Cost per available seat mile (CASM) is a common unit of measurement used to compare the efficiency of various airlines. It is obtained by dividing the operating costs of an airline by available seat miles (ASM). Generally, the lower the CASM, the more profitable and efficient the airline.
- Cost per available seat mile (CASM) is a widely used unit of measurement to compare the efficiency of various airlines.
- Available seat miles (ASM) refers to how many seats on a plane on a given route are actually available for purchase on an airline.
- CASM divides an airline’s operating costs by ASM to get the cost to fly a single seat by one mile.
- Since CASM excludes several important non-operating expenses, it is not as reliable a figure as one might desire.
Understanding Cost Per Available Seat Mile (CASM)
Cost per available seat mile (CASM) is usually a more comprehensive measurement of airline costs, but it’s still important that investors are aware of what items comprise this measurement.
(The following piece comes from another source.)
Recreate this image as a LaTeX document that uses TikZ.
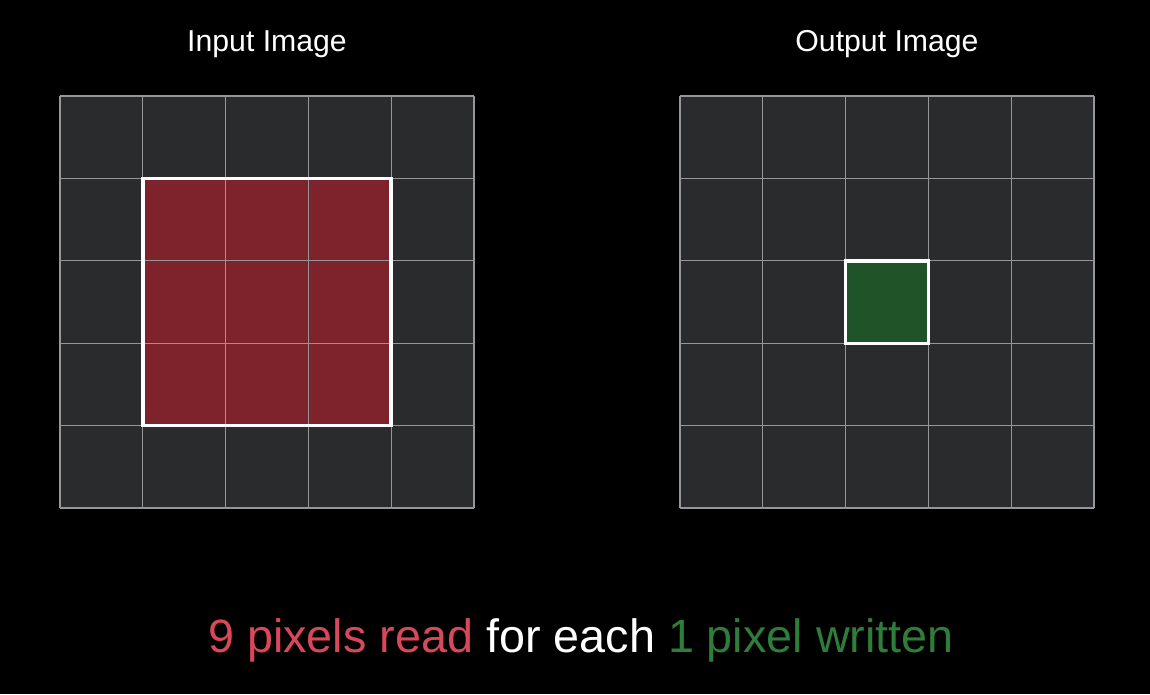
\documentclass[tikz,border=0pt]{standalone}
\usepackage{fontspec}
\setmainfont{Liberation Sans}
\usetikzlibrary{positioning}
\definecolor{bgBlack}{RGB}{0,0,0}
\definecolor{cellFill}{RGB}{42,43,45}
\definecolor{cellLine}{RGB}{150,150,152}
\definecolor{readFill}{RGB}{126,34,44}
\definecolor{writeFill}{RGB}{31,84,41}
\definecolor{readText}{RGB}{217,72,90}
\definecolor{writeText}{RGB}{47,125,58}

\begin{document}
\begin{tikzpicture}[
      x=0.02cm, y=-0.02cm,
      title/.style={text=white, font=\fontsize{17.2}{20}\selectfont, anchor=base, inner sep=0pt},
      caption/.style={text=white, font=\fontsize{26.6}{30}\selectfont, anchor=base, inner sep=0pt},
      gridline/.style={draw=cellLine, line width=0.6pt},
      window/.style={draw=white, line width=2pt}
  ]
      \fill[bgBlack] (0,0) rectangle (1150,694);
      \useasboundingbox (0,0) rectangle (1150,694);
      % input grid
      \fill[cellFill] (60,96) rectangle (474,508);
      \fill[readFill] (142.8,178.8) rectangle (391.2,425.2);
      \foreach \i in {0,...,5} {
          \draw[gridline] (60+82.8*\i,96) -- (60+82.8*\i,508);
          \draw[gridline] (60,96+82.4*\i) -- (474,96+82.4*\i);
      }
      \draw[window] (142.8,178.4) rectangle (391.2,425.6);
      % output grid
      \fill[cellFill] (680,96) rectangle (1094,508);
      \fill[writeFill] (845.6,261.2) rectangle (928.4,343.6);
      \foreach \i in {0,...,5} {
          \draw[gridline] (680+82.8*\i,96) -- (680+82.8*\i,508);
          \draw[gridline] (680,96+82.4*\i) -- (1094,96+82.4*\i);
      }
      \draw[window] (845.6,261.2) rectangle (928.4,343.6);
      % labels
      \node[title] (intitle) at (267,51) {Input Image};
      \node[title] (outtitle) at (887,51) {Output Image};
      \node[caption] (summary) at (581,652) {{\color{readText}9 pixels read} for each {\color{writeText}1 pixel written}};
  \end{tikzpicture}
\end{document}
Many carriers exclude fuel costs from operating expenses, making the CASM an unreliable metric. Cost per available seat mile, as the name suggests, reflects the costs incurred by an airline to fly a single-seat one mile.
A natural extension of CASM is RASM, or revenue per available seat mile, which helps facilitate a revenue to expense comparison, particularly helpful when comparing rival airlines or results to a benchmark. Other methods of calculating an airlines cost to fly includes looking at cost or revenue miles per passenger or per ton of fuel.
More general, the available seat mile, or ASM, tends to be the preferred measure of capacity within the airline industry. This metric is found by multiplying the number of seats on each plane by the number of miles that plane flies during a particular period of time (such as a month, quarter, or year) and summing up the results. Hence, an airline with a single plane of 170 seats that travels 4,500 miles per day is generating 765,000 ASMs each day.
There are numerous capacity measures available, such as the number of flights or the total number of seats on each flight, but neither is as effective for comparative purposes as ASMs. For example, tallying the total number of flights does not differentiate between a 50-seat plane and a 500-seat plane, and counting the number of seats on each flight treats a 700-mile flight the same as a 5,000-mile flight.
Example: Southwest Airlines
Southwest Airlines (NYSE: LUV) is a regional airline in the U.S. known for its no-frills but low-cost flights. It’s ticket prices are low because Southwest has a low operating cost structure. In fact, its management states that unit costs are among the lowest in the industry. based on CASM.
Let’s take a historical example: After posting a CASM of 12.5 cents in 2014, the airline managed to shrink that to 11.48 cents last year. This allows the company to profit even as it offers low fares to its customers. The figure is also lower than its major competitors. For instance, operating expense per ASM was 15.15 cents for the first quarter of 2018 for American Airlines. At Delta Airlines, the figure was 15.07 cents for the fourth quarter of 2017. With United, its CASM for 2Q 2018 was 13.08 cents.